Carrying a stack of resumes, Persky took to Manhattan streets wearing a white board scrawled with black marker: "EXPERIENCED MIT GRAD FOR HIRE."
The move garnered newspaper and blog headlines: "An ex-banker's unusual job pitch," "MIT graduate will work for food" and "Joshua Persky: desperate and alone."
His search would stretch on for a year, with no paycheck and no prospects.
Somewhere along the way, seeped in a post-layoff muck of sacrifice, humiliation and rejection, Persky found the resolve to keep hoping. That is the lesson he wants to share with the nearly 2 million people who have lost their jobs this year, and the millions more who will next year, when the U.S. unemployment rate is expected to climb to 7.8%, from an estimated 5.7% this year.
Keep hoping. Keep exercising. Keep savoring time with family.
"You can't give up," said Persky, 49. "You have to try to keep your sense of humor, if you have one, and be creative."

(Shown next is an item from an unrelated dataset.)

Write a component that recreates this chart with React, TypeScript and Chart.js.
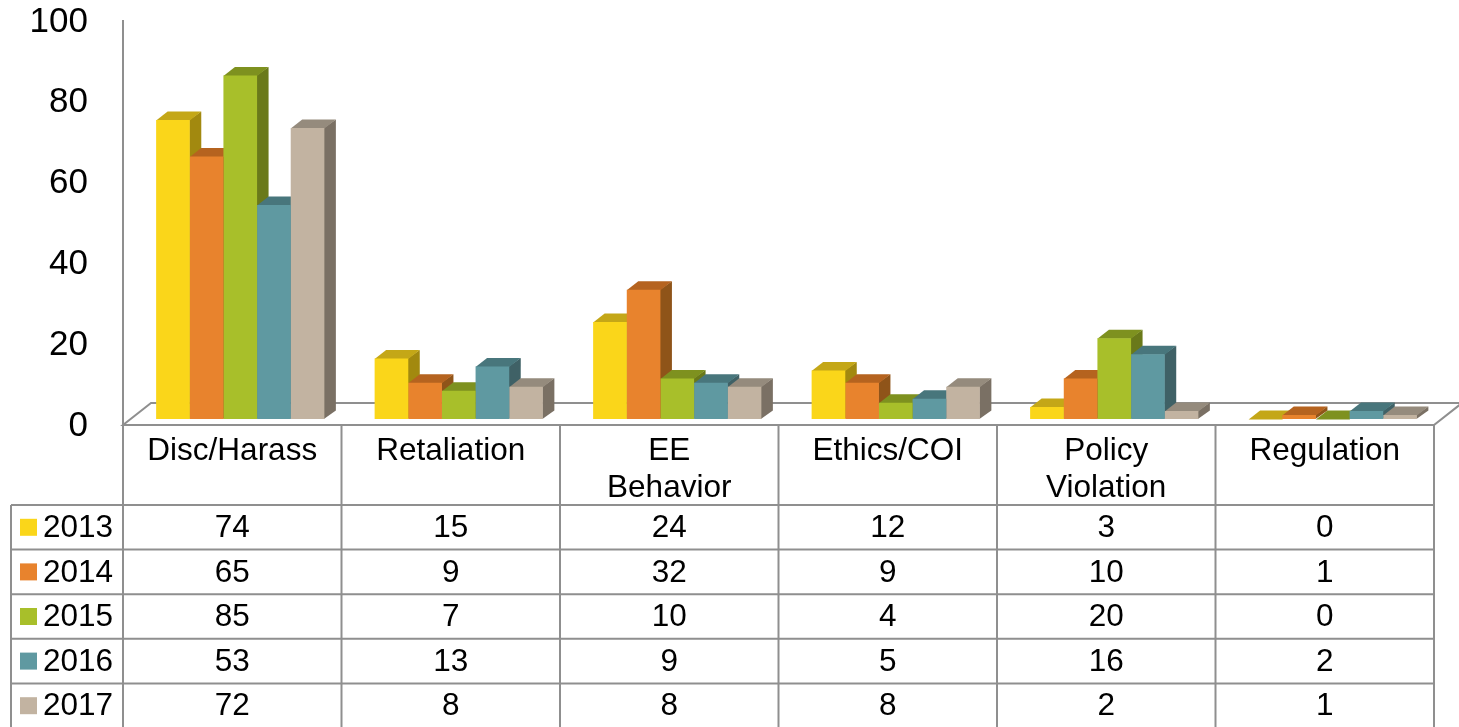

But those lessons would come only after time passed.
Persky had been working with Houlihan Lokey for two years when he was laid off last December.
At first, he turned to headhunters and job search engines. Nothing. He contacted associates he knew from other firms. But their businesses were collapsing.
By June, his savings had dwindled. He had applied for unemployment benefits, but those ran out too. Persky and his wife decided to let go of their upscale Upper East Side apartment and put their belongings in storage. All around them, neighbors who had also lost jobs were packing up and leaving New York.
One night, over a dispirited dinner, the Perskys hatched a plan for what to do next. It was their weekly date night, and although the couple had scaled down on spending money on cuisine, they decided to splurge on drinks and a shared entree at their favorite Argentine steakhouse. It would be the last of such dinners for a while.
Following their plan, Persky's wife, Cynthia, moved in with her parents in Omaha, enrolling their two children in school there. Persky moved in with his sister in Westchester, N.Y., while continuing to send out resumes and keeping his Manhattan contacts alive.